Leave out the pictures, and write out exactly the lines from the beginning of the material to the line holding "const series = [v2021, v2022, v2023, v2024];", that line included, and nothing else.

##### RECORDS PROVIDED

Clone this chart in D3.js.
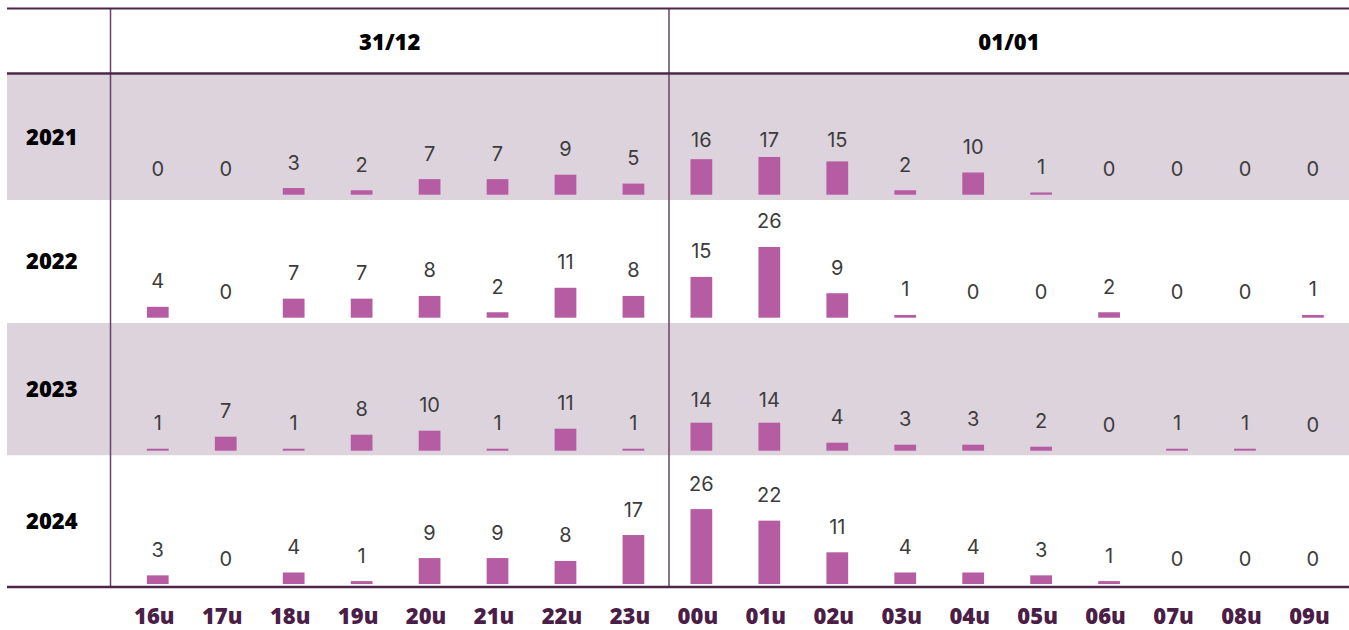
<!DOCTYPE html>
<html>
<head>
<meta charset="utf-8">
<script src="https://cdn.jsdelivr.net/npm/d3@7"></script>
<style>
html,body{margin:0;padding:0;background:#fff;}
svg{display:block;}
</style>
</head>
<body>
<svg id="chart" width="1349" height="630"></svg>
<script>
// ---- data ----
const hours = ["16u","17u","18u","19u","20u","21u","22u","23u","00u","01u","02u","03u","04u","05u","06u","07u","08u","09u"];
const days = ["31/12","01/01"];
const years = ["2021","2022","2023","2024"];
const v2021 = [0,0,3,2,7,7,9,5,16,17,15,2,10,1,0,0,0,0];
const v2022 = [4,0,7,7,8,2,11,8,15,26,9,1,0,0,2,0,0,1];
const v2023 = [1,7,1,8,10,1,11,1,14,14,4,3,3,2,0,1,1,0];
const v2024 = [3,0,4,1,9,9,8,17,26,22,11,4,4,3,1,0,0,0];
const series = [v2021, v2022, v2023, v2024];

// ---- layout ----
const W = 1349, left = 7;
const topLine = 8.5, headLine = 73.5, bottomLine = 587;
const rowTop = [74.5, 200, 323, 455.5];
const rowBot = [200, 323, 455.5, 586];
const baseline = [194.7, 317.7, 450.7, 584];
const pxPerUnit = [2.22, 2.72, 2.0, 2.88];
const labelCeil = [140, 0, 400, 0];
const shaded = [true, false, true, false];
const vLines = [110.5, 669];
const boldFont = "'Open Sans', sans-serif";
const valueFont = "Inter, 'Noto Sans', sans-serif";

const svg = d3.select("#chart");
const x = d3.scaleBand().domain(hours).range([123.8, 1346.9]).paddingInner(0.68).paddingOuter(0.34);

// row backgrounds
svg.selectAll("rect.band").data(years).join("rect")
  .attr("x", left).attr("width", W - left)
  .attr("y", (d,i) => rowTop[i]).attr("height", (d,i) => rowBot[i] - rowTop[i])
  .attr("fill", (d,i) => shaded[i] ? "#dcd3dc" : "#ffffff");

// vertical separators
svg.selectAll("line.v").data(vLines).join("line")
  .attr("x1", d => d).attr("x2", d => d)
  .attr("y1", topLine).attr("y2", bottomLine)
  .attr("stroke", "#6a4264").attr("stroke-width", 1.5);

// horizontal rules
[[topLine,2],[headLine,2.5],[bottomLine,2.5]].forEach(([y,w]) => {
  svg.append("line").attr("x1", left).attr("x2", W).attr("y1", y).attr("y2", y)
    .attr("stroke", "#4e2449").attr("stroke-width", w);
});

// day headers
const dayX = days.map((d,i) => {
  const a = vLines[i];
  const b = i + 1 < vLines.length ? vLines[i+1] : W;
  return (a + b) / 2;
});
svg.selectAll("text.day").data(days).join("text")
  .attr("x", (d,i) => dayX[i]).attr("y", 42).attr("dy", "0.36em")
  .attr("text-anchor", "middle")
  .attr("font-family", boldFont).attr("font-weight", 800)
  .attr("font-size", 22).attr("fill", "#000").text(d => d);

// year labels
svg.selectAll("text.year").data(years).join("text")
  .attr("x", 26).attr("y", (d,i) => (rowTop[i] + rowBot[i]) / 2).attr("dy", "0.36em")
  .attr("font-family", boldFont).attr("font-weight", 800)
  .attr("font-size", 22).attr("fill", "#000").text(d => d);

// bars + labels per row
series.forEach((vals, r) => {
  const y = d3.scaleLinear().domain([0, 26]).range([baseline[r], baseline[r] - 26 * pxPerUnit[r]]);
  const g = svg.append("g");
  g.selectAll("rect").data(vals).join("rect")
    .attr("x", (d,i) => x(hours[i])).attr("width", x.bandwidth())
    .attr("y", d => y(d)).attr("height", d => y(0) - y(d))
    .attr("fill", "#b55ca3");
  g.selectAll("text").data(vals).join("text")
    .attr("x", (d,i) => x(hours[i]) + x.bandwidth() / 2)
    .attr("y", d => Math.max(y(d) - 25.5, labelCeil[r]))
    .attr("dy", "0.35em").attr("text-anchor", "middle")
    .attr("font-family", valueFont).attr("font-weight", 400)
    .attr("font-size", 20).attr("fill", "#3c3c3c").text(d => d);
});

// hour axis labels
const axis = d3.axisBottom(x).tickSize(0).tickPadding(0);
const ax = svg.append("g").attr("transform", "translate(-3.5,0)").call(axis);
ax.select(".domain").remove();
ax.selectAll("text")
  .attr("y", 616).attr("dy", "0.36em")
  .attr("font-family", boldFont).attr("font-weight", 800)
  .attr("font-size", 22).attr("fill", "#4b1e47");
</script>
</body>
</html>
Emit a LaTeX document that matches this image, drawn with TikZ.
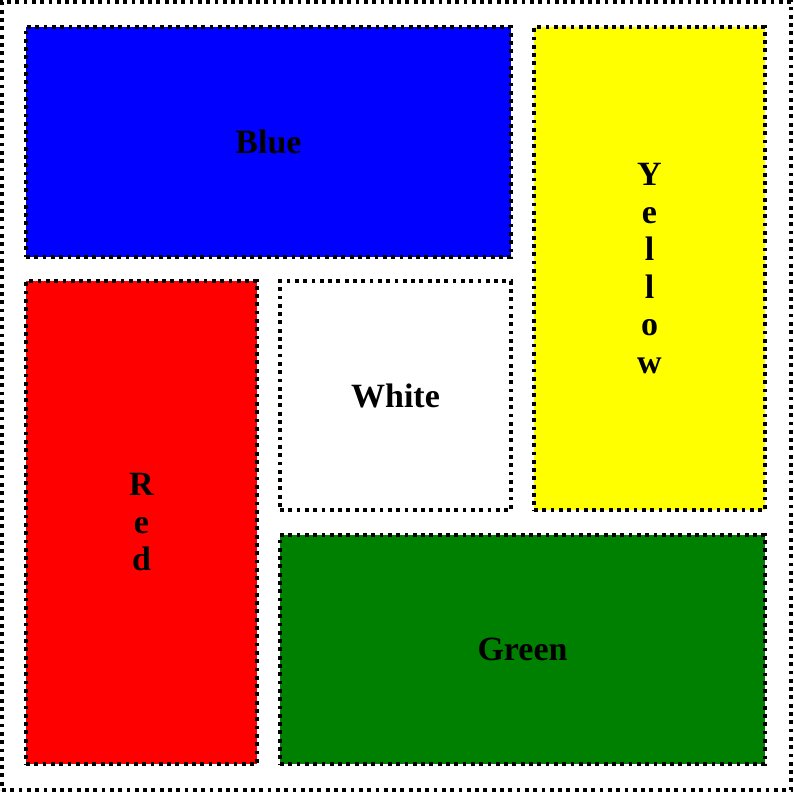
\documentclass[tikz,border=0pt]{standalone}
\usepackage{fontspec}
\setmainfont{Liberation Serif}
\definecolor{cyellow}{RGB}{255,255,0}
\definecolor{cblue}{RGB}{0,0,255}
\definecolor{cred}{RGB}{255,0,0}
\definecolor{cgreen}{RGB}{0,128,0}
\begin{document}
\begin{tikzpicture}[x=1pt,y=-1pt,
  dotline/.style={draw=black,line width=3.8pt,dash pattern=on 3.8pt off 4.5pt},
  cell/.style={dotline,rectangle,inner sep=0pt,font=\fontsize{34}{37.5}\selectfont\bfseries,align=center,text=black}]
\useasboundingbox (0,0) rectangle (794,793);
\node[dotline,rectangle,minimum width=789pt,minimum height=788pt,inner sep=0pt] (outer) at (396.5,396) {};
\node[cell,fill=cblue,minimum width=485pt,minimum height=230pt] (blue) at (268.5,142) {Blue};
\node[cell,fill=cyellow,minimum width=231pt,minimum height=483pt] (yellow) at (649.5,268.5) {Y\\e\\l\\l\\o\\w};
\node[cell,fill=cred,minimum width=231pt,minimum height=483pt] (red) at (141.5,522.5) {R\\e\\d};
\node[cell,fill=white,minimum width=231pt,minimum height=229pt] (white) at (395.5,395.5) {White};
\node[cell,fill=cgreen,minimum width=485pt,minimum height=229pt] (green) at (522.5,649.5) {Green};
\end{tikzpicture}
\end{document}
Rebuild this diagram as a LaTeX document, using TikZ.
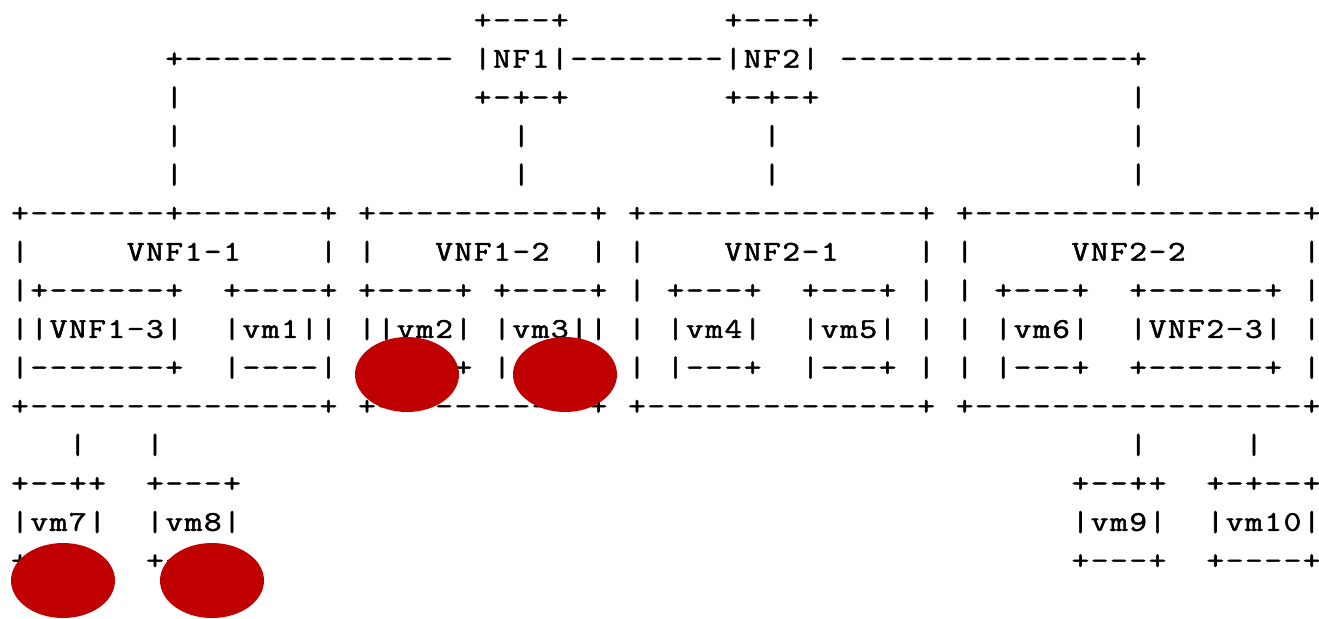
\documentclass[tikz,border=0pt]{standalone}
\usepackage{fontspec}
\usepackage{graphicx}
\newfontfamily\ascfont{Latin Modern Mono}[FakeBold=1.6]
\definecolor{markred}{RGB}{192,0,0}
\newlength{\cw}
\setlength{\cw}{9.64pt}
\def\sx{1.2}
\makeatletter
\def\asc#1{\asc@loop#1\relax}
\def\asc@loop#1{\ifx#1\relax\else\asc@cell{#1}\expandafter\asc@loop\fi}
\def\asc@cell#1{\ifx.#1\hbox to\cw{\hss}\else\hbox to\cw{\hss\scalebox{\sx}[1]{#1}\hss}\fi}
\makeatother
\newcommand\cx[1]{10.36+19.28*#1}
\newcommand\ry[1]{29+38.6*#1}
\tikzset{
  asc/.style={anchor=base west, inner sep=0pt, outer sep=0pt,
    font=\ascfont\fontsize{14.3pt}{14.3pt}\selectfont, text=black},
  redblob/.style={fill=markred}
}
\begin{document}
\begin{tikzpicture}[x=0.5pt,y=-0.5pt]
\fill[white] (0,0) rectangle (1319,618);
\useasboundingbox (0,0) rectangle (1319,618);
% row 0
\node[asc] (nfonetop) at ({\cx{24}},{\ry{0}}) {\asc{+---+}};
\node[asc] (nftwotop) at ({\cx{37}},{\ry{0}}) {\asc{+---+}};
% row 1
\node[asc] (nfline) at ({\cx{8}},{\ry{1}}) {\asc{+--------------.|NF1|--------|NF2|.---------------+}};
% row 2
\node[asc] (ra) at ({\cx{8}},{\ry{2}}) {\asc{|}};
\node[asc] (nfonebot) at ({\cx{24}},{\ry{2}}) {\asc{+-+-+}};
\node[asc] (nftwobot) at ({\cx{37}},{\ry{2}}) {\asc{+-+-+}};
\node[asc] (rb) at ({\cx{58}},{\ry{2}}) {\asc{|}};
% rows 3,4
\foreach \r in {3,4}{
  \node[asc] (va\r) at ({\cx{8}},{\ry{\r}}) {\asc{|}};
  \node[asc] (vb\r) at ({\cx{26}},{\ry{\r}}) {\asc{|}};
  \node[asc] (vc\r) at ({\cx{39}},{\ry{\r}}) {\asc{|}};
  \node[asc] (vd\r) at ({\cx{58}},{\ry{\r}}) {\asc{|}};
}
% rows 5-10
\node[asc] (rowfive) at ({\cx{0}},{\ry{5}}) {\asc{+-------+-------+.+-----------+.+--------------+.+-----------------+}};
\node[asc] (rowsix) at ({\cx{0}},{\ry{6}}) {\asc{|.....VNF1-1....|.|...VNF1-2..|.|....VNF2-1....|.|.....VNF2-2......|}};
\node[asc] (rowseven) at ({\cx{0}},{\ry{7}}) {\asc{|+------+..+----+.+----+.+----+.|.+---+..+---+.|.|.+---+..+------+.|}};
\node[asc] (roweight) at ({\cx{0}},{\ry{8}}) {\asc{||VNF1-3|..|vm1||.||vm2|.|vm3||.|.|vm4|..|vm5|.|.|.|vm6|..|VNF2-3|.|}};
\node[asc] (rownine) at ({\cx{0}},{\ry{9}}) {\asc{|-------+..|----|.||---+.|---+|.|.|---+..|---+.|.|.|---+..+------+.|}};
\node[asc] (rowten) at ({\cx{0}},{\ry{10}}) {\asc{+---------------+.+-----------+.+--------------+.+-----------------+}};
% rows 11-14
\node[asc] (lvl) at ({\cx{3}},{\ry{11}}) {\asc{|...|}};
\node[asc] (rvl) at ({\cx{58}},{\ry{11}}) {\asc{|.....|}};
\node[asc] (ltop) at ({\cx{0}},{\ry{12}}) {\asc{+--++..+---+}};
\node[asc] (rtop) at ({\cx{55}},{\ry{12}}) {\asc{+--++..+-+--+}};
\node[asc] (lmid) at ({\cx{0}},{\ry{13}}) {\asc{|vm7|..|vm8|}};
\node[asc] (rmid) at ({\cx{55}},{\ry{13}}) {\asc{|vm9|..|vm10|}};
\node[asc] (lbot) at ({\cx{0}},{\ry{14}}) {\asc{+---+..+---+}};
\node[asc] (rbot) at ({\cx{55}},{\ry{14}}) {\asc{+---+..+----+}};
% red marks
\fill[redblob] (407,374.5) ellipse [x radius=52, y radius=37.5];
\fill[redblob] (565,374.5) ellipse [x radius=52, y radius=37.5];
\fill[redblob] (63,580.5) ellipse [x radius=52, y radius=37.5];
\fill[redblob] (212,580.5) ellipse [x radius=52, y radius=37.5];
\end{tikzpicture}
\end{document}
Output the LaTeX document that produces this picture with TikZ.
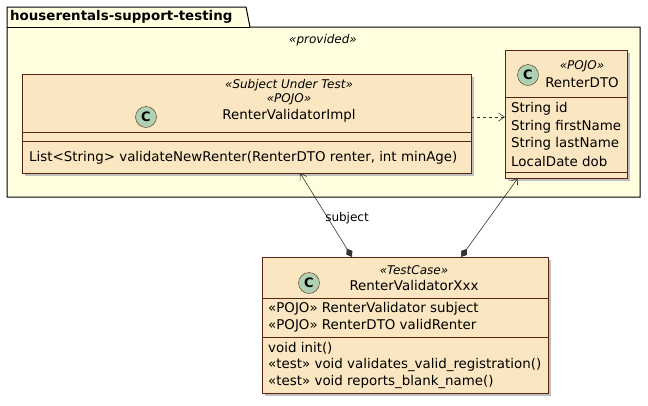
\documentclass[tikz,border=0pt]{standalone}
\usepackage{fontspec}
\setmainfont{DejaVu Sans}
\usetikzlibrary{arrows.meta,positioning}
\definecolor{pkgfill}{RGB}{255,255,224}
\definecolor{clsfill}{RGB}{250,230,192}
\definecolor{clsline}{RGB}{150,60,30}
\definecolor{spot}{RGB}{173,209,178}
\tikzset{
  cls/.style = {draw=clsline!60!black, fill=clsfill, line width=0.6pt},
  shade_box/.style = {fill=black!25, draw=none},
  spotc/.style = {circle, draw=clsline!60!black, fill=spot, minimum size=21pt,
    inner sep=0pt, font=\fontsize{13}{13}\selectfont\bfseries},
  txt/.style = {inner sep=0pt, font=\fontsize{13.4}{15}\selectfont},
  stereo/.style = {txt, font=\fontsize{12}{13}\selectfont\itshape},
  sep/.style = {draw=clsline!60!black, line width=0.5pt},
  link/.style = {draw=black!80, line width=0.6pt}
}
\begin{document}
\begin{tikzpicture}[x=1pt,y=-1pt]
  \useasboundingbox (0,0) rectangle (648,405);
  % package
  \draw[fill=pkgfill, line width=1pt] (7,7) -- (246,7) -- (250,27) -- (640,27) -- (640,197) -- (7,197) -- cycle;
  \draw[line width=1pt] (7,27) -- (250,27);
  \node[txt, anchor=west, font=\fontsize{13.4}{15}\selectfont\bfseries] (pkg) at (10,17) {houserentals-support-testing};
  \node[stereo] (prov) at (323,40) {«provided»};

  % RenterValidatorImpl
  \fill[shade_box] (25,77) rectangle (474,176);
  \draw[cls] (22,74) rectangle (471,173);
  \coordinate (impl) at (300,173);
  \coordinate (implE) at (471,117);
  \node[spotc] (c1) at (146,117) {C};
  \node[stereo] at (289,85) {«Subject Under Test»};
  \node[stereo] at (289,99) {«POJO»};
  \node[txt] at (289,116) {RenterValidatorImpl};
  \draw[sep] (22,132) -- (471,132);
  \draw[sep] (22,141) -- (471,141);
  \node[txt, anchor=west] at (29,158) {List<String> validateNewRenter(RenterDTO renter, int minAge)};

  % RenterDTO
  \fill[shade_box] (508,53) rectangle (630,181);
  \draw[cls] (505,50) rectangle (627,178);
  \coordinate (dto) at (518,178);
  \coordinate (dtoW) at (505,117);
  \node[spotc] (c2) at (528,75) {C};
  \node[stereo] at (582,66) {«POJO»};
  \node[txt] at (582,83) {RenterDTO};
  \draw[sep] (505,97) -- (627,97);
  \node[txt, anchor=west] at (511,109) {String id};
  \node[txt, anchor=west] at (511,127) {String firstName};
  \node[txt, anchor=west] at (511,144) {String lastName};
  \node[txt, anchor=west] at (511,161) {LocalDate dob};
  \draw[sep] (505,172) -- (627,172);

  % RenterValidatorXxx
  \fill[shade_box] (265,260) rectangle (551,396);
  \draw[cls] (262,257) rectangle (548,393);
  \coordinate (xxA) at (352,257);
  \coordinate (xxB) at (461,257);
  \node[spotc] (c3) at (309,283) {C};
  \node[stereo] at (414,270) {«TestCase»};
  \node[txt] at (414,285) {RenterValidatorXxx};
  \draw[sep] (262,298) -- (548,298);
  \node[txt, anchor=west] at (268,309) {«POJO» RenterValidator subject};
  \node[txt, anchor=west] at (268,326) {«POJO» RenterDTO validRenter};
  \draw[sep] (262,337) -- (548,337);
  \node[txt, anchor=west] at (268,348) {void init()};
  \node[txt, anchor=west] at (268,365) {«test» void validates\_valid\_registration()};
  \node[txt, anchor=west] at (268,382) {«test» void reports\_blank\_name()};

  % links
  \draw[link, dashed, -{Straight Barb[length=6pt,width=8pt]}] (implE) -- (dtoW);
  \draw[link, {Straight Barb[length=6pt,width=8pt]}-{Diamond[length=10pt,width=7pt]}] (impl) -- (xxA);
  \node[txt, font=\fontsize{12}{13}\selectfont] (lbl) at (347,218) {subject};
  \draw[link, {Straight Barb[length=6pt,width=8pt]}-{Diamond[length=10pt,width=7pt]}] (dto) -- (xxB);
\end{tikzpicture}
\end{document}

##########

▶ **ANSWER BELOW**
Clone this chart in D3.js.
<!DOCTYPE html>
<html>
<head>
<meta charset="utf-8">
<script src="https://cdn.jsdelivr.net/npm/d3@7"></script>
<style>
html,body{margin:0;padding:0;background:#fff;}
svg{display:block;}
</style>
</head>
<body>
<svg id="chart" width="1349" height="630"></svg>
<script>
// ---- data ----
const hours = ["16u","17u","18u","19u","20u","21u","22u","23u","00u","01u","02u","03u","04u","05u","06u","07u","08u","09u"];
const days = ["31/12","01/01"];
const years = ["2021","2022","2023","2024"];
const v2021 = [0,0,3,2,7,7,9,5,16,17,15,2,10,1,0,0,0,0];
const v2022 = [4,0,7,7,8,2,11,8,15,26,9,1,0,0,2,0,0,1];
const v2023 = [1,7,1,8,10,1,11,1,14,14,4,3,3,2,0,1,1,0];
const v2024 = [3,0,4,1,9,9,8,17,26,22,11,4,4,3,1,0,0,0];
const series = [v2021, v2022, v2023, v2024];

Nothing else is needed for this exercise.